Source code of charts
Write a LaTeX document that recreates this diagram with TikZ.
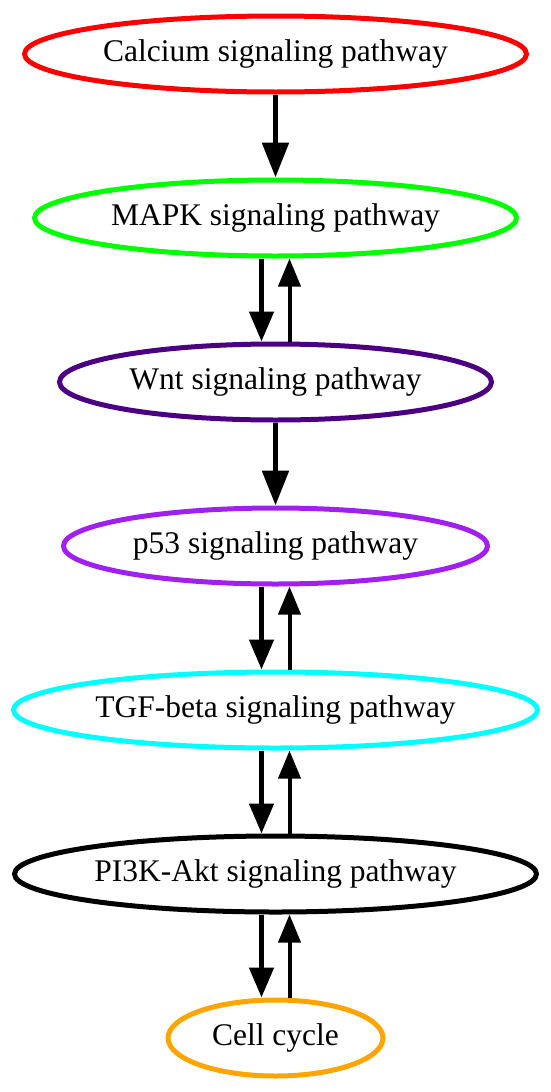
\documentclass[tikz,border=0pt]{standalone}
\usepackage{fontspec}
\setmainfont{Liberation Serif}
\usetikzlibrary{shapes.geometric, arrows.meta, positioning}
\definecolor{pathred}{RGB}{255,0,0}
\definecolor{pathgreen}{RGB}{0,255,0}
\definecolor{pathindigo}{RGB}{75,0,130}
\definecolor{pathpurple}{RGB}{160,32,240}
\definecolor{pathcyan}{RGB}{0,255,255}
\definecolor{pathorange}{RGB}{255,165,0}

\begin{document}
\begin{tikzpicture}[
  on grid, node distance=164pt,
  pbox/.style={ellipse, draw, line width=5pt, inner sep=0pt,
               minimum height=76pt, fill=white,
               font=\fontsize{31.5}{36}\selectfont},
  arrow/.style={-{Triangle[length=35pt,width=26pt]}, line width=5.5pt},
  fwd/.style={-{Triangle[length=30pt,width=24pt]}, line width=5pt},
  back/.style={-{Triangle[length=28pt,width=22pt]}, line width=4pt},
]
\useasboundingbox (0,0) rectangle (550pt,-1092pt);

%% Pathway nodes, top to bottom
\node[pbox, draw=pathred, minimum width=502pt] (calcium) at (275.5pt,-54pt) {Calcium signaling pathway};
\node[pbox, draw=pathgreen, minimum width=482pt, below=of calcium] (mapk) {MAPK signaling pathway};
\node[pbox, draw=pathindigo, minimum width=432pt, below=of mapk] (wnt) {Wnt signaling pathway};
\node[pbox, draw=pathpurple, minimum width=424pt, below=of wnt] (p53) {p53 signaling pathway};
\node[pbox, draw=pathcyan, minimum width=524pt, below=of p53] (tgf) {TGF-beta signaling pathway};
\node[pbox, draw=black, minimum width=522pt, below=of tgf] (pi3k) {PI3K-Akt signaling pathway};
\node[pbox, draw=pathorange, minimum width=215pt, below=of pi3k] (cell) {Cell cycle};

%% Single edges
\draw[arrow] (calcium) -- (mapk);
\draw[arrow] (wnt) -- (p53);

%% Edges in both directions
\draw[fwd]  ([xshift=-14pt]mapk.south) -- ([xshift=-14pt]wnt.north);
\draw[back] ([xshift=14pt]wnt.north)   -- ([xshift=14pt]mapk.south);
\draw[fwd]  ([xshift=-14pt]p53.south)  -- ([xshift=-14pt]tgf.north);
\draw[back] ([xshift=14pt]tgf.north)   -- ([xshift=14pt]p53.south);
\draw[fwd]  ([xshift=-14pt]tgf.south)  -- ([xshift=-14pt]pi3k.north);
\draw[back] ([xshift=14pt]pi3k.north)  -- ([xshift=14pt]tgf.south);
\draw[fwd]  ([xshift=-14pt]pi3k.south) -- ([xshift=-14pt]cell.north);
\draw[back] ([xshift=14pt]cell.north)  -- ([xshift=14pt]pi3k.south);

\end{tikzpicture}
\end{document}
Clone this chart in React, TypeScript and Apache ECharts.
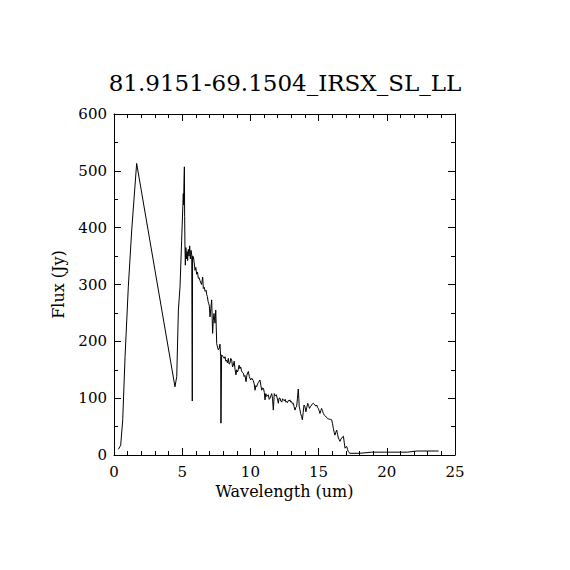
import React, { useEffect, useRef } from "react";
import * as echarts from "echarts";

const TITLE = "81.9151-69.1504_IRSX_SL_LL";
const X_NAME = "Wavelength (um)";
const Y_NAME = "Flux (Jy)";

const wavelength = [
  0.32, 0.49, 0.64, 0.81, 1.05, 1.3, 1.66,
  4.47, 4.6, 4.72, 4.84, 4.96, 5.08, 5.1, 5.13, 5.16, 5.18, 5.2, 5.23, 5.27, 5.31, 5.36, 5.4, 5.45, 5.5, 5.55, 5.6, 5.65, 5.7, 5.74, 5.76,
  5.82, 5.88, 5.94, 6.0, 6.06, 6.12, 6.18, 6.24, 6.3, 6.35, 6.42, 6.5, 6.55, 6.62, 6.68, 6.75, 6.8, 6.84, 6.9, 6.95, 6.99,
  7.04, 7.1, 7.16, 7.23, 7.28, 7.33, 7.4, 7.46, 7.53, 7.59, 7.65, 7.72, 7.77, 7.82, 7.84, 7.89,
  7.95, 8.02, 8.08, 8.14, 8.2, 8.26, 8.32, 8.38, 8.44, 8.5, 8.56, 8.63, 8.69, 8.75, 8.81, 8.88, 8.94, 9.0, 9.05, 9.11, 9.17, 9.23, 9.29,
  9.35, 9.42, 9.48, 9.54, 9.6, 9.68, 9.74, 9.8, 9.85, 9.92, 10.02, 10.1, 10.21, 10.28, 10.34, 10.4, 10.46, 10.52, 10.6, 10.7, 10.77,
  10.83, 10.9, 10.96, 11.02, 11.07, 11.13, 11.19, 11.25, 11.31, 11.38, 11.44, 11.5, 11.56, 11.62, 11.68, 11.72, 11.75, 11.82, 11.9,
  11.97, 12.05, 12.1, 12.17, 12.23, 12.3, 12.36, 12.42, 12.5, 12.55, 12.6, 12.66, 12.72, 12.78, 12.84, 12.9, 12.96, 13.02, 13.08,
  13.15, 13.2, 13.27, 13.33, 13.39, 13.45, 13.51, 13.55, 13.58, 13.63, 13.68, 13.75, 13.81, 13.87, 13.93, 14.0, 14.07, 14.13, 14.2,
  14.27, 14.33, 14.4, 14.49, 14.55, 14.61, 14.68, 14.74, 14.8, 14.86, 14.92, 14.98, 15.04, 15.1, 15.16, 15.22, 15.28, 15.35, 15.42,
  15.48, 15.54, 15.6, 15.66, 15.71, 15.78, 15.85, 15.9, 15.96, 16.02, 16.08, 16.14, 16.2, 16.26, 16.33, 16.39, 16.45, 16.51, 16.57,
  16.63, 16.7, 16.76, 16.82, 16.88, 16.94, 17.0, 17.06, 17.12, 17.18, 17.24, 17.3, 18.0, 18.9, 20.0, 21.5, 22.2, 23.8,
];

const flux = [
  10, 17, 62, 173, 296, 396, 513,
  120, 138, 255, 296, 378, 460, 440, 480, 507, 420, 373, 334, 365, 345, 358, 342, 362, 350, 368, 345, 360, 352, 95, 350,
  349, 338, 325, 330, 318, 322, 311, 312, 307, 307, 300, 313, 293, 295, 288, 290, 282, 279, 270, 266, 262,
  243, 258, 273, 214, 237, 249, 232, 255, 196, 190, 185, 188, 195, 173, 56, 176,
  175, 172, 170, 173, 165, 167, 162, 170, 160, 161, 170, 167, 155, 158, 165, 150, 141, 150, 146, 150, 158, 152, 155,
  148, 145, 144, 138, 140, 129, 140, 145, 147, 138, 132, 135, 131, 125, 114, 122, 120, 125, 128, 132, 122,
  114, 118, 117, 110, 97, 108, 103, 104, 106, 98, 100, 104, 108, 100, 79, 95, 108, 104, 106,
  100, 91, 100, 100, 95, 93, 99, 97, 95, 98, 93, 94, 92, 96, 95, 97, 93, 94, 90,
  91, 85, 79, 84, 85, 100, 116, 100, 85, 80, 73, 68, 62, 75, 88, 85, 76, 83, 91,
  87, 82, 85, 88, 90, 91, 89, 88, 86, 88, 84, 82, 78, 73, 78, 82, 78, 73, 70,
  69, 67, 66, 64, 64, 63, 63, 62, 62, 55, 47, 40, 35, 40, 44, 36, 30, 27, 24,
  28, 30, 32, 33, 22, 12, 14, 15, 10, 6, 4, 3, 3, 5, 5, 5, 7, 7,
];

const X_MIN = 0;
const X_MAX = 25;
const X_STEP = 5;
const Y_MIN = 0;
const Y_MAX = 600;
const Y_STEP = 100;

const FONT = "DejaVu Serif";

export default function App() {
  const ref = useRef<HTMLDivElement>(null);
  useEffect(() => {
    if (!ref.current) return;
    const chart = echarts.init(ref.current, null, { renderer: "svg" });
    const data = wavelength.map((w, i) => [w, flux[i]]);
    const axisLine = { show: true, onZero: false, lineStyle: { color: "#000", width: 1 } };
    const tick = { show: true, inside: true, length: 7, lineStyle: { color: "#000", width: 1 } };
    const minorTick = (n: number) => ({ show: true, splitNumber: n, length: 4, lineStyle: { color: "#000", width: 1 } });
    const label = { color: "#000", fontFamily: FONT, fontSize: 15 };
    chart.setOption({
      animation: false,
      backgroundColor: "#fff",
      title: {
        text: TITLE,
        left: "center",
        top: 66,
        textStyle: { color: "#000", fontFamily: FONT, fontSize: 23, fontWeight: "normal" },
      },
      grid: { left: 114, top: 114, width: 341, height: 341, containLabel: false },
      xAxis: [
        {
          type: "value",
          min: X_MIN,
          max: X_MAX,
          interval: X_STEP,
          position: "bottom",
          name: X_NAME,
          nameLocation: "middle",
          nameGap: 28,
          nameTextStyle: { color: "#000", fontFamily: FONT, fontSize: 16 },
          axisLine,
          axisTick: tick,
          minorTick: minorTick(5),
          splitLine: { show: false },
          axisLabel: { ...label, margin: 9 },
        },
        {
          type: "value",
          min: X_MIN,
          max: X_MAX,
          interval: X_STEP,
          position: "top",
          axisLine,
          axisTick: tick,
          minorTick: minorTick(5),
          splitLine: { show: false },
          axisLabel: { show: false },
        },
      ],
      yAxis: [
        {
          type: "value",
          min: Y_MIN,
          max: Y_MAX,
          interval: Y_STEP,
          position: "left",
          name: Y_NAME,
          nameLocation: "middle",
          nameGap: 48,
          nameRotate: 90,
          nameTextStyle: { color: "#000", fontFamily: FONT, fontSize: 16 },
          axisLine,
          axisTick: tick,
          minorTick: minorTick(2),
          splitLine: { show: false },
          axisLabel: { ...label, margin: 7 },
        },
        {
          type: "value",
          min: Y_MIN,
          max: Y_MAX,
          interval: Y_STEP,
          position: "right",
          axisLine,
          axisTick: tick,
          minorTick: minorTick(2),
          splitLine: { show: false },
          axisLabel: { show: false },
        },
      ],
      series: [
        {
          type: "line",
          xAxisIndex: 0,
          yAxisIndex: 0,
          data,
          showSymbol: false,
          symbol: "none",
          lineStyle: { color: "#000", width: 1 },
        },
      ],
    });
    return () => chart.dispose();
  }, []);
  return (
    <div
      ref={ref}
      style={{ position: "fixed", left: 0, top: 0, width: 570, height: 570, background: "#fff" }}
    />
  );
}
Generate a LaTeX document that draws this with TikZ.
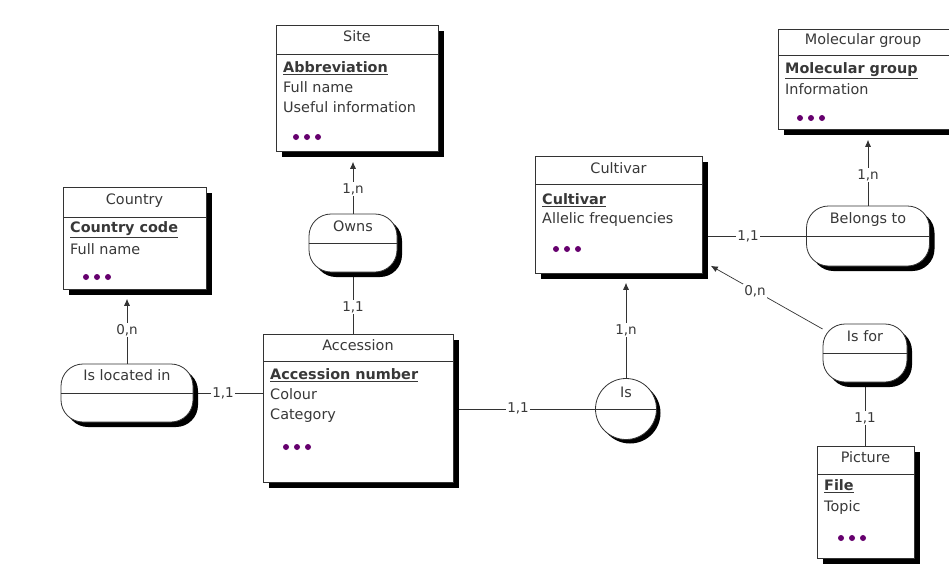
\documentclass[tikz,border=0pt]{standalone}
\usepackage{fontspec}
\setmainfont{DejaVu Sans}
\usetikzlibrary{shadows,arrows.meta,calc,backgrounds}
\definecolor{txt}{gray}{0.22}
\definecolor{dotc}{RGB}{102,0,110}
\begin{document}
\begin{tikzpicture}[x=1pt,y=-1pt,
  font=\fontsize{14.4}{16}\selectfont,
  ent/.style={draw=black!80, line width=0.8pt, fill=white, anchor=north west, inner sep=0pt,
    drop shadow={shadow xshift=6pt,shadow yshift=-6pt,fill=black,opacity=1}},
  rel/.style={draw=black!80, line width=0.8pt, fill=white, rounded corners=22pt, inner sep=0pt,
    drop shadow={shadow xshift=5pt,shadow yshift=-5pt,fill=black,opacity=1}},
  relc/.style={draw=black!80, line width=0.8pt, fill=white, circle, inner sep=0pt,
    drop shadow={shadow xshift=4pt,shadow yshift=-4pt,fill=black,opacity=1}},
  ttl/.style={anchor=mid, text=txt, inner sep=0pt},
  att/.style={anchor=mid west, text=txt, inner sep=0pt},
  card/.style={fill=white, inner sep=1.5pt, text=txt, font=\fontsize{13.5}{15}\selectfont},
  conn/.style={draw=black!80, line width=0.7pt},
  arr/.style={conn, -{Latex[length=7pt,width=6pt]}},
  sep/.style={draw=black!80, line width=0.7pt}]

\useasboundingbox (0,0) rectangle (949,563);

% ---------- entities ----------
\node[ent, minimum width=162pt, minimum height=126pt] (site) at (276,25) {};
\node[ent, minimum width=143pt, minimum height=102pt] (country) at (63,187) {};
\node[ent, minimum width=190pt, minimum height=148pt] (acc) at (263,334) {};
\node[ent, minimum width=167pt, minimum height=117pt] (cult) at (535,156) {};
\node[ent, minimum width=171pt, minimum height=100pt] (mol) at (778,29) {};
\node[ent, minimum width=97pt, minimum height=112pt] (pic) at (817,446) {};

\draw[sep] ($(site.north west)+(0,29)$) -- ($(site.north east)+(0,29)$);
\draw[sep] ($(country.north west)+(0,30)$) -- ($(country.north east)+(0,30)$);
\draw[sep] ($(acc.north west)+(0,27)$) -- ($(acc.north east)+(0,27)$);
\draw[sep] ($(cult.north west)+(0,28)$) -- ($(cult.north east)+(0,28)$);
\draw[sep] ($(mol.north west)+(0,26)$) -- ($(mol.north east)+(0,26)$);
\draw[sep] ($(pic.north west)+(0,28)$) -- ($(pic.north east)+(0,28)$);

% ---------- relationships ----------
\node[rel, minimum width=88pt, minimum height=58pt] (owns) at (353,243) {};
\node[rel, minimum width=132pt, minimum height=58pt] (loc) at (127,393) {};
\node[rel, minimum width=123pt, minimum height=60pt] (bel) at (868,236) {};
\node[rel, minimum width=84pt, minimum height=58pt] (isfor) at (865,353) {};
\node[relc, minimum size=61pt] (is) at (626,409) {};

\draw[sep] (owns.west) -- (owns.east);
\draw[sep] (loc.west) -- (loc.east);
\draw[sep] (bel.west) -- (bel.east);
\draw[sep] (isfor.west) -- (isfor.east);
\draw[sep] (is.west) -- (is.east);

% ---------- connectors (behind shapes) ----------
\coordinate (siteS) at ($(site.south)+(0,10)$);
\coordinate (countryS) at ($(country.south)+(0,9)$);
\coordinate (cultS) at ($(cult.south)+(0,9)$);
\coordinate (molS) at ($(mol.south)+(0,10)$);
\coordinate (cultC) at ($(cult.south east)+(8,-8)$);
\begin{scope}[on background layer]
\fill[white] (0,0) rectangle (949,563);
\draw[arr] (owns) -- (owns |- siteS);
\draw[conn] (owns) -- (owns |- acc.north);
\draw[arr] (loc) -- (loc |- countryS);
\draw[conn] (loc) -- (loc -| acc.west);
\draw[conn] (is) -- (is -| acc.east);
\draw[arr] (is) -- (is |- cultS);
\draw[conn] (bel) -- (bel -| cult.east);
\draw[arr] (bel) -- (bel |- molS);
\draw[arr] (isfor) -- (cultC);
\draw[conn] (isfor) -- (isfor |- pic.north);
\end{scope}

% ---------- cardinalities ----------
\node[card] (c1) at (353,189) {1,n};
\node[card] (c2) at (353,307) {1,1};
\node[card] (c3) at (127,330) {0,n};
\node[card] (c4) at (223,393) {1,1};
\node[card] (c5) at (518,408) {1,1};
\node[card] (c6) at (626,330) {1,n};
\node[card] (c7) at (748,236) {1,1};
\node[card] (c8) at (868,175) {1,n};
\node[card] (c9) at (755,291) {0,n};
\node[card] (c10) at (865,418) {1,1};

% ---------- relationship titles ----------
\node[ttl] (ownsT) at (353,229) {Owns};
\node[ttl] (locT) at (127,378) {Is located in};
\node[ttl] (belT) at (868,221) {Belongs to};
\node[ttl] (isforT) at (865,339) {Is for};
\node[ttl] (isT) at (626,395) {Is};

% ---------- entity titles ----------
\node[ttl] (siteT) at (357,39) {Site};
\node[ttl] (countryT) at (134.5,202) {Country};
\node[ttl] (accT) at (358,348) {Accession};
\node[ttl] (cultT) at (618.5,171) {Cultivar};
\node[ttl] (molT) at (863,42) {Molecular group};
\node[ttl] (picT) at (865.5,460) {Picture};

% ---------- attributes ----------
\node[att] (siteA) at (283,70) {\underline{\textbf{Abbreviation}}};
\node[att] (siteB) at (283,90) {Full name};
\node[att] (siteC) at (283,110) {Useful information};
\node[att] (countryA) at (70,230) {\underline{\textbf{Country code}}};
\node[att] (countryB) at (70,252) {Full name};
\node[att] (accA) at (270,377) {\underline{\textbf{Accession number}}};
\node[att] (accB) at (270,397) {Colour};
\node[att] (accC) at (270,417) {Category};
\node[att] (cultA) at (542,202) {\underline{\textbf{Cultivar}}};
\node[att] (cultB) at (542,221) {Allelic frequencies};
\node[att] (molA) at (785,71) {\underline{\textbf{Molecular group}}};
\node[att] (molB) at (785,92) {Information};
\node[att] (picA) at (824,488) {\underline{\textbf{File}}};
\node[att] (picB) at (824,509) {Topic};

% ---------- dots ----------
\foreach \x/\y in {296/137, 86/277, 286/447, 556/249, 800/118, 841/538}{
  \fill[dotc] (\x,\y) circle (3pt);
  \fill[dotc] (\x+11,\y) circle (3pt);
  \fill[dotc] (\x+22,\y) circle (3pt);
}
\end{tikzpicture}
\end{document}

WRITTEN EXERCISE
Quote only the lines running from the line with "Generate a LaTeX" to the line with "minimum width=97pt, minimum", ends included, exactly as they appear and without the pictures.

REPLY TO THE TASK
Generate a LaTeX document that draws this with TikZ.
\documentclass[tikz,border=0pt]{standalone}
\usepackage{fontspec}
\setmainfont{DejaVu Sans}
\usetikzlibrary{shadows,arrows.meta,calc,backgrounds}
\definecolor{txt}{gray}{0.22}
\definecolor{dotc}{RGB}{102,0,110}
\begin{document}
\begin{tikzpicture}[x=1pt,y=-1pt,
  font=\fontsize{14.4}{16}\selectfont,
  ent/.style={draw=black!80, line width=0.8pt, fill=white, anchor=north west, inner sep=0pt,
    drop shadow={shadow xshift=6pt,shadow yshift=-6pt,fill=black,opacity=1}},
  rel/.style={draw=black!80, line width=0.8pt, fill=white, rounded corners=22pt, inner sep=0pt,
    drop shadow={shadow xshift=5pt,shadow yshift=-5pt,fill=black,opacity=1}},
  relc/.style={draw=black!80, line width=0.8pt, fill=white, circle, inner sep=0pt,
    drop shadow={shadow xshift=4pt,shadow yshift=-4pt,fill=black,opacity=1}},
  ttl/.style={anchor=mid, text=txt, inner sep=0pt},
  att/.style={anchor=mid west, text=txt, inner sep=0pt},
  card/.style={fill=white, inner sep=1.5pt, text=txt, font=\fontsize{13.5}{15}\selectfont},
  conn/.style={draw=black!80, line width=0.7pt},
  arr/.style={conn, -{Latex[length=7pt,width=6pt]}},
  sep/.style={draw=black!80, line width=0.7pt}]

\useasboundingbox (0,0) rectangle (949,563);

% ---------- entities ----------
\node[ent, minimum width=162pt, minimum height=126pt] (site) at (276,25) {};
\node[ent, minimum width=143pt, minimum height=102pt] (country) at (63,187) {};
\node[ent, minimum width=190pt, minimum height=148pt] (acc) at (263,334) {};
\node[ent, minimum width=167pt, minimum height=117pt] (cult) at (535,156) {};
\node[ent, minimum width=171pt, minimum height=100pt] (mol) at (778,29) {};
\node[ent, minimum width=97pt, minimum height=112pt] (pic) at (817,446) {};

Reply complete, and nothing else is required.